L’homme qui était en charge de la torture à la CIA en 2001 s’appelait John Brennan. En 2009, Obama arrête le programme mais accorde l’amnistie totale aux bourreaux. Il leur trouve alors de nouvelles missions comme les assassinats ciblés par drone ou la liquidation de Ben Laden. Quant à John Brennan, après avoir été le conseiller en contre-terrorisme d’Obama, avec qui il définissait les cibles pour les attaques par drone, il se trouve promu à la tête de la CIA sur intervention du Président lui-même.
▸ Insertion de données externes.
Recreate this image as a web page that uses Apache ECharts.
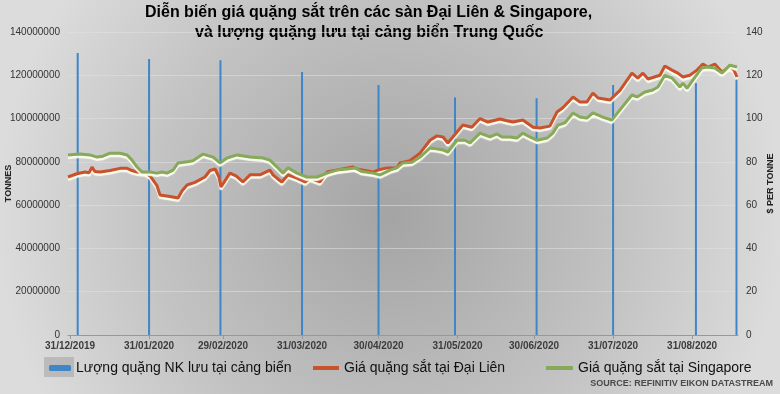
<!DOCTYPE html>
<html>
<head>
<meta charset="utf-8">
<script src="https://cdn.jsdelivr.net/npm/echarts@6/dist/echarts.min.js"></script>
<style>html,body{margin:0;padding:0;}#c{width:780px;height:394px;}</style>
</head>
<body>
<div id="c"></div>
<script>
// ---- data (days since 31/12/2019) ----
const tickLabels = ['31/12/2019','31/01/2020','29/02/2020','31/03/2020','30/04/2020','31/05/2020','30/06/2020','31/07/2020','31/08/2020'];
const leftTicks = [0, 20000000, 40000000, 60000000, 80000000, 100000000, 120000000, 140000000];
const rightTicks = [0, 20, 40, 60, 80, 100, 120, 140];

// Port inventory (tonnes)
const stockDays   = [3, 31, 59, 91, 121, 151, 183, 213, 245.5, 261.4];
const stockValues = [130300000, 127500000, 127000000, 121500000, 115500000, 109800000, 109400000, 115500000, 116400000, 118700000];

// Dalian price ($/t)
const dalianDays = [-0.8,2.7,5.9,7.5,8.6,9.8,11.8,15.7,19.6,22.4,24.3,26.3,29.4,31.4,34.1,35.3,39.2,42.4,43.9,45.9,49,52.9,54.9,56.9,58.4,59.2,61.2,62.7,65.1,67.8,70.6,74.5,78.4,79.6,81.6,83.1,85.5,89,92.2,94.1,98,100.8,104.7,111,112.5,118.8,120.8,124.3,128.2,129.4,133.3,137.3,141.2,143.9,146.3,148.2,151.8,154.1,157.6,160.8,163.9,168.6,171.4,173.7,177.6,181.6,184.3,188.2,191,193.3,197.3,200,202.7,205.1,207.1,211.8,215.7,220.4,222.7,224.7,226.7,231.4,233.3,236.1,238.4,240.4,243.1,245.9,248.2,250.2,252.9,255.7,258.8,260.4,261.6];
const dalianValues = [73,74.5,75.3,75,77.6,75.5,75.3,76,77,77,76,75.3,75,73.5,69,64.7,64,63.3,66.5,69.3,70.5,73,76,76.7,73,68.4,72,74.8,73.5,70.7,74,74,76.2,74,72,70.7,74,72.5,70.7,72.5,70.8,75.3,76.2,77.6,76.7,75.3,76.2,77.2,77.2,79.5,80.5,84,90,92,91.5,88.7,93.8,97,96,100,98.4,99.8,99,98.4,99.3,96,95.6,96.5,103,105,110,107.6,107.6,111.8,109.5,108.6,113,121,118.7,121,118.3,120,124.3,122.4,121,119.2,120,122.4,125.2,123.8,125.2,121.5,123.8,122.4,119.2];

// Singapore price ($/t)
const sgxDays = [-0.8,3.9,7.8,10.6,12.9,15.7,19.6,22.4,24.3,26.3,28.2,31.4,34.1,36.1,38,40.4,42.4,45.9,48.2,52.2,56.1,58.8,61.6,65.5,70.6,75.7,78.4,81.2,83.5,85.5,89,92.9,96.9,100.8,104.7,108.6,111.8,114.5,118.8,121.6,125.5,128.2,130.6,134.1,137.3,141.2,143.9,146.3,148.2,151.8,154.9,156.9,160.8,164.7,167.5,169.4,172.5,175.3,177.6,180.4,183.1,187.1,189.4,191.4,194.1,197.3,200,202.7,205.1,209,212.5,215.7,220.4,222.4,225.5,228.6,230.6,233.3,236.1,239.2,240.4,242,244.3,247.8,249.8,252.9,255.7,258.8,261.6];
const sgxValues = [83.2,83.6,83.2,82.2,82.6,84,84,83.2,80.8,77.6,75.3,75.3,74.8,75.3,74.8,76.2,79.5,80,80.5,83.6,82.2,79.5,81.8,83.2,82.2,81.8,80.8,77.6,74.8,77.2,74.8,73,73,74.8,76.2,76.7,77.2,75.5,74.8,74,76.2,77.2,79.5,79.8,82.2,86.4,86,85.5,84.5,90,90,88.7,93.3,91.5,92.9,91.5,91.5,91,93.3,91.5,90,91,93.3,97,98,102.6,100.7,100.2,102.6,100.7,99.3,104,110.9,110,112.3,113.2,114.6,120,118.7,114.6,116.4,114,117.8,123.4,123.8,123.4,121,124.7,123.8];

const seriesNames = ['Lượng quặng NK lưu tại cảng biển', 'Giá quặng sắt tại Đại Liên', 'Giá quặng sắt tại Singapore'];

// ---- helpers ----
const DAY = 86400000;
const START = Date.UTC(2019, 11, 31);
const toTs = d => START + d * DAY;
const parseLabel = s => { const p = s.split('/').map(Number); return Date.UTC(p[2], p[1] - 1, p[0]); };
const tickTs = tickLabels.map(parseLabel);
const labelMap = {};
tickTs.forEach((t, i) => { labelMap[t] = tickLabels[i]; });
const pairs = (days, vals) => days.map((d, i) => [toTs(d), vals[i]]);

const chart = echarts.init(document.getElementById('c'), null, {renderer: 'canvas'});
const FONT = '"Liberation Sans", Arial, sans-serif';
const TITLE_FONT = 'bold 16px "Liberation Sans", Arial, sans-serif';

chart.setOption({
  animation: false,
  backgroundColor: {
    type: 'radial', x: 0.5, y: 0.55, r: 1.0,
    colorStops: [{offset: 0, color: '#a4a4a4'}, {offset: 0.6, color: '#c3c3c3'}, {offset: 1, color: '#dcdcdc'}]
  },
  textStyle: {fontFamily: FONT},
  grid: {left: 68, right: 42, top: 32, bottom: 59, outerBoundsMode: 'none', containLabel: false},
  graphic: [
    {type: 'text', left: 145, top: 5, style: {text: 'Diễn biến giá quặng sắt trên các sàn Đại Liên & Singapore,', fill: '#000', font: TITLE_FONT}},
    {type: 'text', left: 195, top: 25, style: {text: 'và lượng quặng lưu tại cảng biển Trung Quốc', fill: '#000', font: TITLE_FONT}},
    {type: 'rect', left: 44, top: 357, shape: {width: 30, height: 20}, style: {fill: 'rgba(150,150,150,0.45)'}, z: -1},
    {type: 'text', right: 7, top: 379, style: {text: 'SOURCE: REFINITIV EIKON DATASTREAM', fill: '#4a4a4a', font: 'bold 9px "Liberation Sans", Arial, sans-serif'}}
  ],
  legend: [
    {data: [seriesNames[0]], left: 49, top: 361, padding: 0, itemWidth: 22, itemHeight: 6, icon: 'roundRect',
     textStyle: {fontSize: 14, color: '#111', fontFamily: FONT}},
    {data: [seriesNames[1]], left: 313, top: 361, padding: 0, itemWidth: 26, itemHeight: 4, icon: 'rect',
     textStyle: {fontSize: 14, color: '#111', fontFamily: FONT}},
    {data: [seriesNames[2]], left: 546, top: 361, padding: 0, itemWidth: 27, itemHeight: 4, icon: 'rect',
     textStyle: {fontSize: 14, color: '#111', fontFamily: FONT}}
  ],
  xAxis: {
    type: 'value',
    min: toTs(-0.8), max: toTs(262),
    splitLine: {show: false},
    axisLine: {show: true, lineStyle: {color: '#8c9aaa', width: 1}},
    axisTick: {show: true, customValues: tickTs, length: 4, lineStyle: {color: '#8c9aaa'}},
    axisLabel: {
      customValues: tickTs, margin: 6,
      color: '#3c3c3c', fontSize: 10, fontWeight: 'bold', fontFamily: FONT,
      formatter: v => labelMap[v] || ''
    }
  },
  yAxis: [
    {
      type: 'value', min: 0, max: 140000000, interval: 20000000,
      name: 'TONNES', nameLocation: 'middle', nameGap: 55, nameRotate: 90, nameMoveOverlap: false,
      nameTextStyle: {fontSize: 9, fontWeight: 'bold', color: '#222', fontFamily: FONT},
      axisLine: {show: false}, axisTick: {show: false},
      axisLabel: {color: '#333', fontSize: 10, margin: 8, formatter: v => leftTicks.indexOf(v) >= 0 ? String(v) : ''},
      splitLine: {show: true, lineStyle: {color: 'rgba(225,225,225,0.55)', width: 1}}
    },
    {
      type: 'value', min: 0, max: 140, interval: 20,
      name: '$ PER TONNE', nameLocation: 'middle', nameGap: 28, nameRotate: 90, nameMoveOverlap: false,
      nameTextStyle: {fontSize: 9, fontWeight: 'bold', color: '#222', fontFamily: FONT},
      axisLine: {show: false}, axisTick: {show: false},
      axisLabel: {color: '#333', fontSize: 10, margin: 8, formatter: v => rightTicks.indexOf(v) >= 0 ? String(v) : ''},
      splitLine: {show: false}
    }
  ],
  series: [
    {
      name: seriesNames[0], type: 'custom', yAxisIndex: 0,
      itemStyle: {color: '#3f86c8'},
      encode: {x: 0, y: 1},
      renderItem: (params, api) => {
        const top = api.coord([api.value(0), api.value(1)]);
        const base = api.coord([api.value(0), 0]);
        return {
          type: 'rect',
          shape: {x: top[0] - 1, y: top[1], width: 2, height: base[1] - top[1]},
          style: {fill: '#3f86c8'}
        };
      },
      data: pairs(stockDays, stockValues), z: 2
    },
    {
      name: seriesNames[1], type: 'line', yAxisIndex: 1, symbol: 'none',
      itemStyle: {color: '#c9512c'},
      lineStyle: {color: '#c9512c', width: 3, shadowColor: 'rgba(255,255,240,0.95)', shadowBlur: 1, shadowOffsetY: 2.5},
      data: pairs(dalianDays, dalianValues), z: 3
    },
    {
      name: seriesNames[2], type: 'line', yAxisIndex: 1, symbol: 'none',
      itemStyle: {color: '#86a95a'},
      lineStyle: {color: '#86a95a', width: 3, shadowColor: 'rgba(255,255,240,0.95)', shadowBlur: 1, shadowOffsetY: 2.5},
      data: pairs(sgxDays, sgxValues), z: 4
    }
  ]
});
</script>
</body>
</html>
Son adjoint aujourd’hui à la tête du service juridique de la CIA, Robert Eatinger, dont le nom apparaît 16 000 fois dans les enquêtes sur la torture, vient de saisir le ministre de la Justice, en accusant les enquêteurs du Congrès possédant le texte du mémo de Panetta d’avoir violé la loi !

Pour Feinstein, une amie d’Obama qui jusqu’ici avait toujours protégé les milieux du renseignement, la coupe est pleine. Le 13 mars, le député James Sensenbrenner, l’un des auteurs du Patriot Act voté par le Congrès au lendemain des attentats du 11 septembre 2001 et qui s’est depuis rallié à Snowden pour dénoncer les dérives de la NSA, écrivait une lettre au ministre adjoint de la Justice Jame Cole dans laquelle il décrivait les accusations de Feinstein comme « tout à fait choquantes ».

Sensenbrenner a rappelé qu’il est explicitement interdit « à la CIA de s’engager dans toute activité de surveillance domestique », et que ses actes d’espionnage et d’intimidation sont une « violation flagrante des principes constitutionnels de séparation des pouvoirs. Ceci confère une image presque nixonienne à un gouvernement qui pense pouvoir agir en toute impunité derrière les rideaux. »

Le 12 mars, la dirigeante démocrate de la minorité à la Chambre, Nancy Pelosi, a souligné le courage de Feinstein pour s’être attaquée « à la communauté du renseignement, non sans preuves, et quand je dis preuves, il s’agit d’une documentation détaillée des accusations qu’elle avance ». Pelosi était pourtant, elle aussi, une fidèle de la Maison Blanche.

Pour la correspondante du Monde à Washington Corinne Lesne :

le sénateur républicain Lindsey Graham a comparé l’affaire aux scandales de l’époque de Richard Nixon. Son ami John McCain a préconisé la création d’une commission d’enquête indépendante. (…) Quand Barack Obama a pris ses fonctions en 2009, il a préféré tourner la page et renoncer à l’enquête sur le programme de détentions illégal demandée par la gauche. Cinq ans après, il pourrait se trouver contraint d’ouvrir la boîte de Pandore des agissements de la CIA.

En fait, le scandale est désormais d’une dimension dépassant le Watergate de Richard Nixon, car il s’agit ici de l’utilisation de l’ensemble de l’appareil d’Etat à des fins criminelles.